To do
Which lines include the word "page"? Copy each of them.

┏━━

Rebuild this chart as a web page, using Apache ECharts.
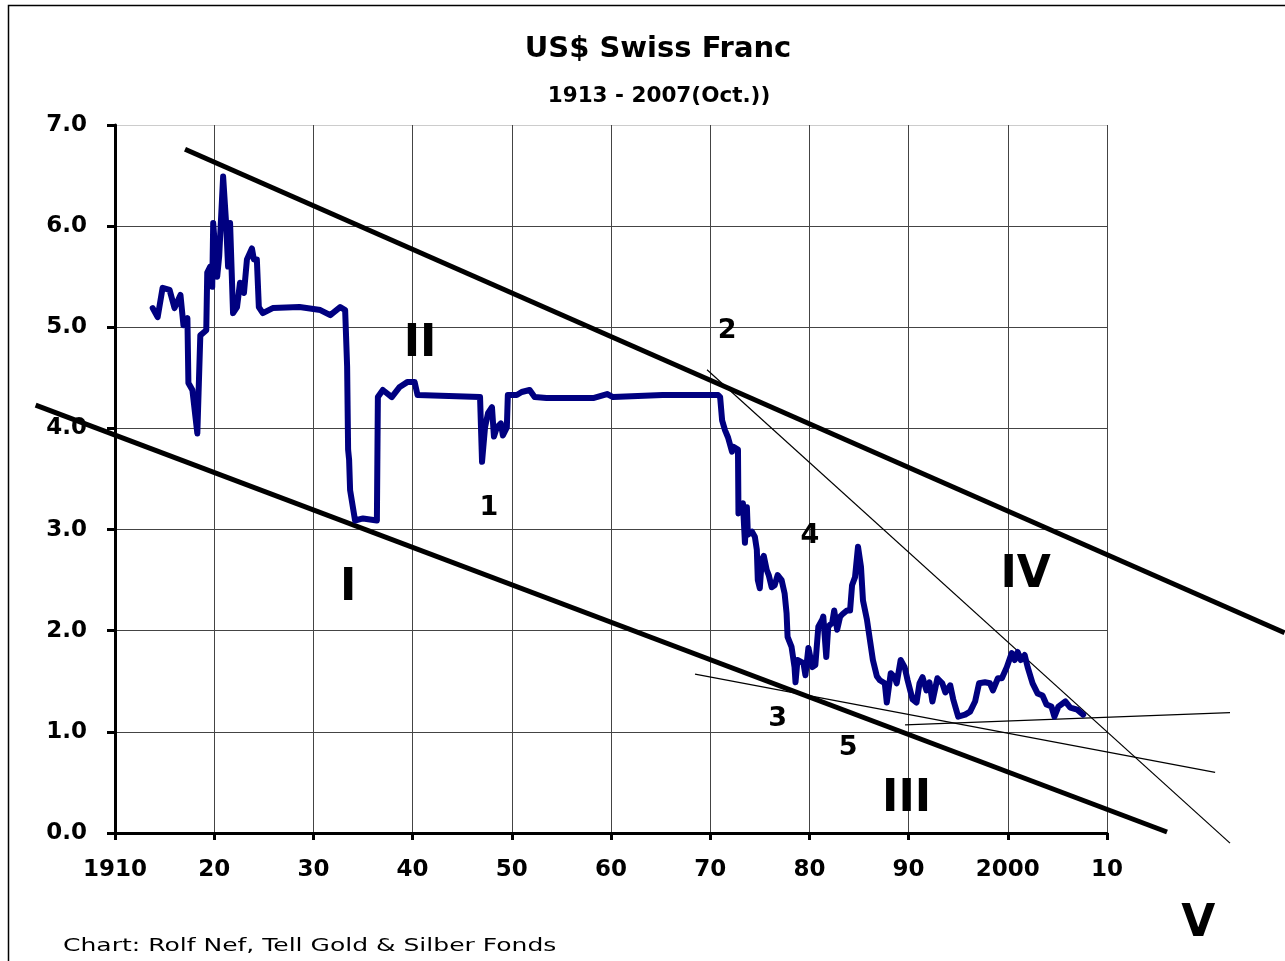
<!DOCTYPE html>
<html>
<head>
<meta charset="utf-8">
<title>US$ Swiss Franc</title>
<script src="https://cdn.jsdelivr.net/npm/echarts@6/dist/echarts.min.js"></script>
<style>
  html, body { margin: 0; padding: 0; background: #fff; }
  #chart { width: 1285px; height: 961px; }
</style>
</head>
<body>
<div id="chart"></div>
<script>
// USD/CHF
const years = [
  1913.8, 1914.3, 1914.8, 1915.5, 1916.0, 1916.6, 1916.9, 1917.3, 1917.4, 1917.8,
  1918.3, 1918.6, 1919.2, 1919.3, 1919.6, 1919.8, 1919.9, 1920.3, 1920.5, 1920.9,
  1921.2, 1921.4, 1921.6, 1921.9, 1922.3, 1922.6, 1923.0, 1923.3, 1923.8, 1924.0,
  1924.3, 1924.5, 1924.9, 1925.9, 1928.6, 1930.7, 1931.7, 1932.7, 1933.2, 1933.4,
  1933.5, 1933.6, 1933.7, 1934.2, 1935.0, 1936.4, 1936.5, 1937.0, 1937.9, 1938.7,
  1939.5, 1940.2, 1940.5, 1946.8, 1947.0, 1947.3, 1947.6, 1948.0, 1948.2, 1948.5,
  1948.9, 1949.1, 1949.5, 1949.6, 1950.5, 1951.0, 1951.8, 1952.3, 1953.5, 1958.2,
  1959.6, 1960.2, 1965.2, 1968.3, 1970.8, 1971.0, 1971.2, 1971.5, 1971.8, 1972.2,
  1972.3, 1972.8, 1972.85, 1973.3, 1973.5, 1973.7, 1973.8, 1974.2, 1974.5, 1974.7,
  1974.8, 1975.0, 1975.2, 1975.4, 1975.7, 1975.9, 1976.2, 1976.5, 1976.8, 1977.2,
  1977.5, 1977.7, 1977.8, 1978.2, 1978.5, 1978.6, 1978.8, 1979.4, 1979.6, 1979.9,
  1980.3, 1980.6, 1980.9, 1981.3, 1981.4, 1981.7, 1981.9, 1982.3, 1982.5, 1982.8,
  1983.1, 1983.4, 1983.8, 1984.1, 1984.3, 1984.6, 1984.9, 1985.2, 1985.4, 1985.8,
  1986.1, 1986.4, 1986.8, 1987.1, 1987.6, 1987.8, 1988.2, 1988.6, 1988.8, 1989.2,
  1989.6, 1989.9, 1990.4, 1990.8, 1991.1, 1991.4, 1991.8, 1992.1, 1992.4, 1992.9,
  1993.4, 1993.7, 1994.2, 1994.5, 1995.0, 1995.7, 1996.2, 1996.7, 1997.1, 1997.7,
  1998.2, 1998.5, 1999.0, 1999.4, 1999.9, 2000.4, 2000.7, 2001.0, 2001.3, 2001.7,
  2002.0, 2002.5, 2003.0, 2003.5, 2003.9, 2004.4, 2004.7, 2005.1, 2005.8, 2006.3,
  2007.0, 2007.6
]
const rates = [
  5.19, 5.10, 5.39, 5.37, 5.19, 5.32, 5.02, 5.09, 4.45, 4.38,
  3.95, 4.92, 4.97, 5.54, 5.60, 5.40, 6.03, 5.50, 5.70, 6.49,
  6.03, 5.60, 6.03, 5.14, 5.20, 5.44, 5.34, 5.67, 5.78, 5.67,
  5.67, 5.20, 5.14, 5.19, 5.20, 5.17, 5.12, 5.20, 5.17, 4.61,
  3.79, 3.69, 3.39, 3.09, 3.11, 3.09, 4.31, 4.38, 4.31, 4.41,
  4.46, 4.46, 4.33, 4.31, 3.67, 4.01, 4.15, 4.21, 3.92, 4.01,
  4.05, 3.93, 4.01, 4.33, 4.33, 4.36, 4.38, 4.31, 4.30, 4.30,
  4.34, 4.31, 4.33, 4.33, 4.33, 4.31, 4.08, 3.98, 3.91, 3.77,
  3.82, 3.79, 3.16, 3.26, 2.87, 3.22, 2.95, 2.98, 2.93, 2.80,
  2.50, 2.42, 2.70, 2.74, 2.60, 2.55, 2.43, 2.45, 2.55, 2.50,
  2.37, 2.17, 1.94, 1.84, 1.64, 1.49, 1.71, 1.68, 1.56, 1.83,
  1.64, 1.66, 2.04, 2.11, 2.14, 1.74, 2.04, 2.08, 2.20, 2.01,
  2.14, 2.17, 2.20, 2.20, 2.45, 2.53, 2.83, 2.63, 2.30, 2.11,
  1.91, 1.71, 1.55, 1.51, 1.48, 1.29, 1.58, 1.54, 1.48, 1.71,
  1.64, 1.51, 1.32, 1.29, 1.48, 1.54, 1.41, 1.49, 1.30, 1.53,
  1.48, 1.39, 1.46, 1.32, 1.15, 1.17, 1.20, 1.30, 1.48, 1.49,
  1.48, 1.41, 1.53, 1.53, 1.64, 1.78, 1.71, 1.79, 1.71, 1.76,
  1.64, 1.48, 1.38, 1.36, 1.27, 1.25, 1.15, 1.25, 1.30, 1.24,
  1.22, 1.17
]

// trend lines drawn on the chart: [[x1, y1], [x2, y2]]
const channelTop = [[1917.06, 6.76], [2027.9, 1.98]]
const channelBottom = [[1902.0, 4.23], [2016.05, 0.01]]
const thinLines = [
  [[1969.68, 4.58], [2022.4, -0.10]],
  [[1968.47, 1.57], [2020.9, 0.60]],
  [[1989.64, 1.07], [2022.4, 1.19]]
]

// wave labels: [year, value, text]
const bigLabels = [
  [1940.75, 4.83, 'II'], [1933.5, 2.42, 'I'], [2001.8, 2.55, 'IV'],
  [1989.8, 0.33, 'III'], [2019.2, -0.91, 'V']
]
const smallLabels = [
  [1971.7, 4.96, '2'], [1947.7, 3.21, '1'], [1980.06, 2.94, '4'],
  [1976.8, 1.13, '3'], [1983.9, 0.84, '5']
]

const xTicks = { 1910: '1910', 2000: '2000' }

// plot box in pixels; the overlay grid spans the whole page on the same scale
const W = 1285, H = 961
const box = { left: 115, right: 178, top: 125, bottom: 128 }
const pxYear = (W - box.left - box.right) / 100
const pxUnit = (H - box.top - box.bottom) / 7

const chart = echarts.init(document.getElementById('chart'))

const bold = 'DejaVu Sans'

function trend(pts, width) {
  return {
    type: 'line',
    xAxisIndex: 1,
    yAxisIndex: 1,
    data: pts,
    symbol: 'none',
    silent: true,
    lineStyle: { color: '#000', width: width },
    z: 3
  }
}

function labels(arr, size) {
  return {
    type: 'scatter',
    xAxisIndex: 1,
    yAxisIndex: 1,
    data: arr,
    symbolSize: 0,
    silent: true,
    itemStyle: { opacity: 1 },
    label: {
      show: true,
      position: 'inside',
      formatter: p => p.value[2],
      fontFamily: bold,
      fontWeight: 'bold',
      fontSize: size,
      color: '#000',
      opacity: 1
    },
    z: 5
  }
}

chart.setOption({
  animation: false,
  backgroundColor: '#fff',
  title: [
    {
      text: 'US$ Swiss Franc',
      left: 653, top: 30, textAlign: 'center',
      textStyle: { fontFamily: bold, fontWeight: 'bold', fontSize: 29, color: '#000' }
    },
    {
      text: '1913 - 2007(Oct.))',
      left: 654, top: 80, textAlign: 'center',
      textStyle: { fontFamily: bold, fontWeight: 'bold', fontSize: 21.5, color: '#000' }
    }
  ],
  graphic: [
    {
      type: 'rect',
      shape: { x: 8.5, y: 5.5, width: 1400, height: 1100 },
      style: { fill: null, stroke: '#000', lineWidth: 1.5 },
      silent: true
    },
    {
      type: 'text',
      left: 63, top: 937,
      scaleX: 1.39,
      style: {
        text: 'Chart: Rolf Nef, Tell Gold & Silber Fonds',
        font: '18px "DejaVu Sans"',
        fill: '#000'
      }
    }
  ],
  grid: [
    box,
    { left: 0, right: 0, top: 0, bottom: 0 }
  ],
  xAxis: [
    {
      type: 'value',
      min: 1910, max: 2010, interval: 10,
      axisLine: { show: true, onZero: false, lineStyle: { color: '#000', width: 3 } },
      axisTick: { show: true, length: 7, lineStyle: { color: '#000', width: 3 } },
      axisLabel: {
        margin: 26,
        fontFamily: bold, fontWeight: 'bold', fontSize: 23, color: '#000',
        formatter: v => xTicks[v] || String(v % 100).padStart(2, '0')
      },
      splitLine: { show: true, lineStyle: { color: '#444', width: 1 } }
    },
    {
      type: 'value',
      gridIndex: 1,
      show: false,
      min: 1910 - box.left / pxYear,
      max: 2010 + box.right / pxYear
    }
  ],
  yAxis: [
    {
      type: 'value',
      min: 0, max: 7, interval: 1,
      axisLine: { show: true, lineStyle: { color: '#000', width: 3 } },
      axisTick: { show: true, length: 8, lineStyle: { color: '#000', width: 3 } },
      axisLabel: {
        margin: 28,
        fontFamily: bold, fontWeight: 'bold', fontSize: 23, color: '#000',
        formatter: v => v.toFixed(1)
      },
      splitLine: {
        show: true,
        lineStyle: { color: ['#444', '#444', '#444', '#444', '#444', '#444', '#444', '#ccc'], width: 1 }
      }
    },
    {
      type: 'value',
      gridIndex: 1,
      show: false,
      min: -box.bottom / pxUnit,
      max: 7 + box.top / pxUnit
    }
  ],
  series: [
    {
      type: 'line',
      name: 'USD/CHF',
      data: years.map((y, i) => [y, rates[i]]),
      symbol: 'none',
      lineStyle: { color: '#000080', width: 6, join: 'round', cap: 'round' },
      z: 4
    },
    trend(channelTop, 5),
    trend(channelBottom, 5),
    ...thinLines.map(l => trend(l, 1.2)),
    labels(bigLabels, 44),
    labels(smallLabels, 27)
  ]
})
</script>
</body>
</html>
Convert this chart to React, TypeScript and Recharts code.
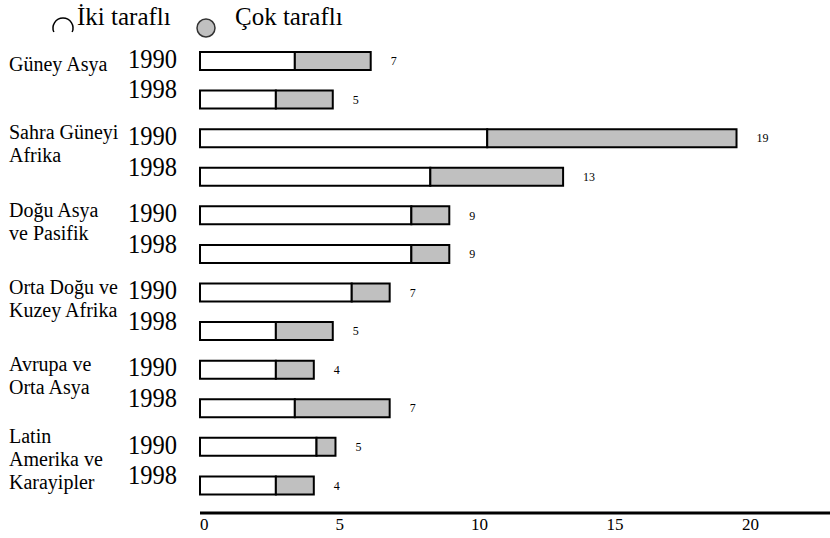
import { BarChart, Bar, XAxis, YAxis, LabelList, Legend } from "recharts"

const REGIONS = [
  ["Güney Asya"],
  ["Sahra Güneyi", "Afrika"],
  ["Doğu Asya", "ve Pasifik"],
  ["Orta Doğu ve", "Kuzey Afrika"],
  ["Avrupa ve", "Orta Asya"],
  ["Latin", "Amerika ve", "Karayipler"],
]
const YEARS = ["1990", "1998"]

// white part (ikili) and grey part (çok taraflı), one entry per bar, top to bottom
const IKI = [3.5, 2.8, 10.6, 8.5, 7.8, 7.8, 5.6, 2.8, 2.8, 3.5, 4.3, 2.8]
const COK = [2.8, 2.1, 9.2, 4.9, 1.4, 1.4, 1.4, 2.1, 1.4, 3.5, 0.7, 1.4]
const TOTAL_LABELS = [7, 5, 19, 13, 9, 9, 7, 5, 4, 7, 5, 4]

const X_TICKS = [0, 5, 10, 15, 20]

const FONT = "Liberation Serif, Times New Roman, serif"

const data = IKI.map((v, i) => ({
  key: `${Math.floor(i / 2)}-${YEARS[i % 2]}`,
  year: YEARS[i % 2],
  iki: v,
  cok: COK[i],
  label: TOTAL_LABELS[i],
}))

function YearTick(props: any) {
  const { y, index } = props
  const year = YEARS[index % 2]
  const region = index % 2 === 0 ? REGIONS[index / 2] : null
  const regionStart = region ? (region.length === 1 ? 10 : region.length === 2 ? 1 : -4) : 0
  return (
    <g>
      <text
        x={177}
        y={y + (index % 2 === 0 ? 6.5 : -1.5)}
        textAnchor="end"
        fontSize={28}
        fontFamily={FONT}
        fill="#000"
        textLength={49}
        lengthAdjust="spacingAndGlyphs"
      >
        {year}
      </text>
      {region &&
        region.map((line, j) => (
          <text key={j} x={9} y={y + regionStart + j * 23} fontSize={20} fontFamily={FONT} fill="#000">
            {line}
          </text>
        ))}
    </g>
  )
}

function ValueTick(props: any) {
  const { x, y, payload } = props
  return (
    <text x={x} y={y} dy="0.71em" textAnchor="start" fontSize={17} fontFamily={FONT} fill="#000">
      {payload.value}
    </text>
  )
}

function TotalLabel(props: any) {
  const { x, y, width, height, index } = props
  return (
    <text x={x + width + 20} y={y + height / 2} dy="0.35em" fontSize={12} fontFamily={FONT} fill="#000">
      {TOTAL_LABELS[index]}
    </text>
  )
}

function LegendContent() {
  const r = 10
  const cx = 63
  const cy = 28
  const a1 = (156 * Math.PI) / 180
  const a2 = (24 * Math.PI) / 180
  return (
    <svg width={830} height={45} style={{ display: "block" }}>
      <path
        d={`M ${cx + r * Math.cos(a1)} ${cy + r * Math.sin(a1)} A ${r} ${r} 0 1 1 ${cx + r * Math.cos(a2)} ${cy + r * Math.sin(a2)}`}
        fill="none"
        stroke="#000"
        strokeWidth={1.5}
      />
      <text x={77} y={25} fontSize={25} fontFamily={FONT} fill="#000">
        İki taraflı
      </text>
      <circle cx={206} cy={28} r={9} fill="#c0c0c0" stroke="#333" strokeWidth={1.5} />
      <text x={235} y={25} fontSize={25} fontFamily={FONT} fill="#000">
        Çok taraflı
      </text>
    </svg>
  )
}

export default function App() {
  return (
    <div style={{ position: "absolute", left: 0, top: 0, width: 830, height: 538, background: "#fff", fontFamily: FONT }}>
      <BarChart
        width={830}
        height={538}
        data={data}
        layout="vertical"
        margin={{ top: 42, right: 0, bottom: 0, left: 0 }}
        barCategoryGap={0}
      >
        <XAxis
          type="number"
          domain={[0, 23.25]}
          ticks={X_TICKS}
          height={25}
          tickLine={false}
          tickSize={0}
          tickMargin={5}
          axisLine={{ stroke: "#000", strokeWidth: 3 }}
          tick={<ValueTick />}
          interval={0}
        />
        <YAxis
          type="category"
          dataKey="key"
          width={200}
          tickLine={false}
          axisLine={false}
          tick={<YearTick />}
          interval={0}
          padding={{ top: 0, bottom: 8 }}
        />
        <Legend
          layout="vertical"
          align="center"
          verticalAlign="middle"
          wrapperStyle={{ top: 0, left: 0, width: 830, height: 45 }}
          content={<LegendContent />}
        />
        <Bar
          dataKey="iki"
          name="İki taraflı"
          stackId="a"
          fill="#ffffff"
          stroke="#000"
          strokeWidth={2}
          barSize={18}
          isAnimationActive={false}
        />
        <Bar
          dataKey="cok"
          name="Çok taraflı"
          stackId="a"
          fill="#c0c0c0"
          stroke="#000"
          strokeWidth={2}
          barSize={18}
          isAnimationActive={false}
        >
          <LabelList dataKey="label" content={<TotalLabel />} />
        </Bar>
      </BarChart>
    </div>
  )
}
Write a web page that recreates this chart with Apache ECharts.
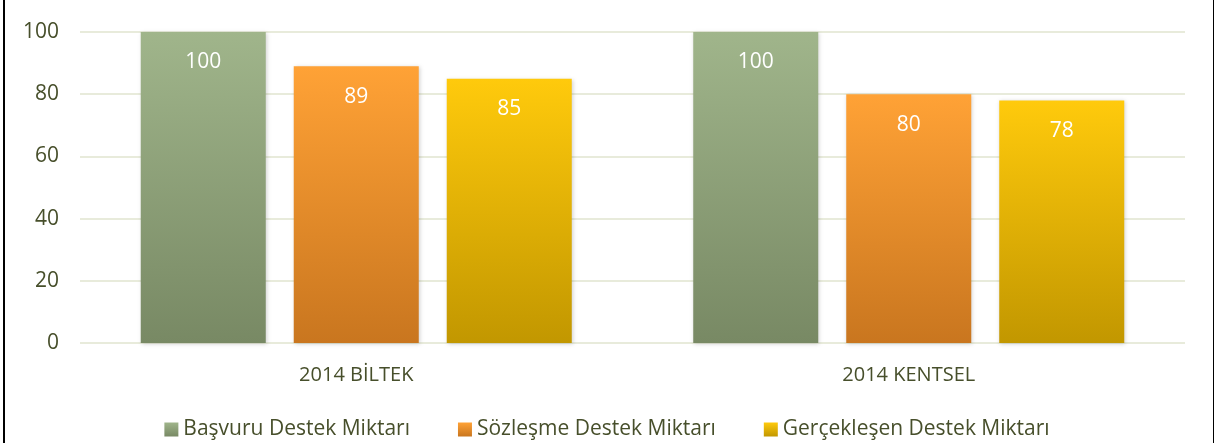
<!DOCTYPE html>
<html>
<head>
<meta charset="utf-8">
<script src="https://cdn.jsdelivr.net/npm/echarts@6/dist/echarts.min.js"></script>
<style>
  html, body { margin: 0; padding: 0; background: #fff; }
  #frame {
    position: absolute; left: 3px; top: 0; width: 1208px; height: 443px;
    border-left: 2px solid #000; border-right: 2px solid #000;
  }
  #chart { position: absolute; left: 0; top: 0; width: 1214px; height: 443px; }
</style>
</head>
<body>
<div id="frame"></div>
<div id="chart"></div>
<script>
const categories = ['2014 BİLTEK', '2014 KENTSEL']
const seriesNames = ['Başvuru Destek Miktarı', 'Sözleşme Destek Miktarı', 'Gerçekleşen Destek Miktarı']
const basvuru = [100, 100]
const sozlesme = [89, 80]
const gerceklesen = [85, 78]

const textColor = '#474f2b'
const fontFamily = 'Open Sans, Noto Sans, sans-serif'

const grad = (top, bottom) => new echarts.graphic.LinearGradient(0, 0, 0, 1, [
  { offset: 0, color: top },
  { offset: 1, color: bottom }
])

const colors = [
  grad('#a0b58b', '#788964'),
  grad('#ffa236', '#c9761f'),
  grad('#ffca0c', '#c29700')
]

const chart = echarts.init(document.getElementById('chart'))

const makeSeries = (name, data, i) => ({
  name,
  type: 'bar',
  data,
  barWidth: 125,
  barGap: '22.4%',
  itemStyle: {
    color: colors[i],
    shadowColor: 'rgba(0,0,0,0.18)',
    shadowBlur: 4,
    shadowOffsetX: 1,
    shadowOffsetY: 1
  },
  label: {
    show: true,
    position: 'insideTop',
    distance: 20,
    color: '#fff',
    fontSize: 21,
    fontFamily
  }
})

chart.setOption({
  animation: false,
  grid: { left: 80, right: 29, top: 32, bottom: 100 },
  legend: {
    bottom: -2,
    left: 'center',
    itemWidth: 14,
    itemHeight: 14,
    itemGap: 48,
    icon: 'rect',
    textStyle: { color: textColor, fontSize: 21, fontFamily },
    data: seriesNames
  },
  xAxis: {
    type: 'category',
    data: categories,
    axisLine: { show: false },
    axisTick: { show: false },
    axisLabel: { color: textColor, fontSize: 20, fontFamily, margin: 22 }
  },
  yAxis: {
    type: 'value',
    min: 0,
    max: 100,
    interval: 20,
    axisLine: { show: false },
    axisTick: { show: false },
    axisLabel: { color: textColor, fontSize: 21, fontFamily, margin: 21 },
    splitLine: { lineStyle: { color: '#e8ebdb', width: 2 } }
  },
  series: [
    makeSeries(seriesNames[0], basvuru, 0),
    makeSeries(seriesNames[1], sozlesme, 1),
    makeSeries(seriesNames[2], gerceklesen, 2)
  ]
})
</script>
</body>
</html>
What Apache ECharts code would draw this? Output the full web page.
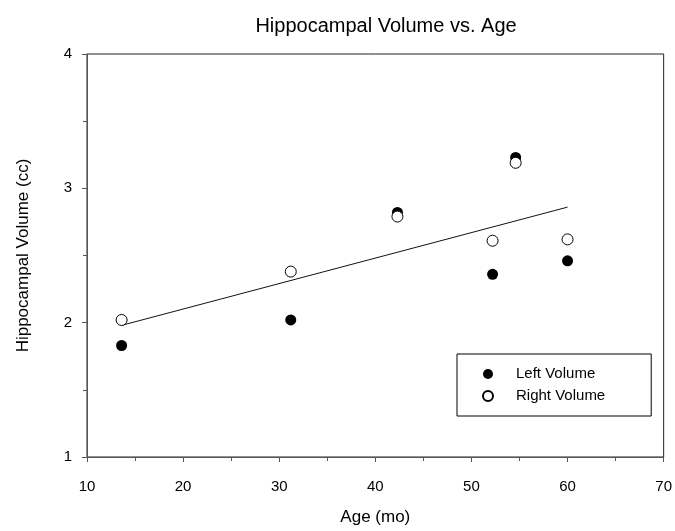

┗━━

Task output
Rebuild this chart as a web page, using Apache ECharts.
// plot box in pixels; the overlay grid spans the whole page on the same scale
Write a web page that recreates this chart with Apache ECharts.
What Apache ECharts code would draw this? Output the full web page.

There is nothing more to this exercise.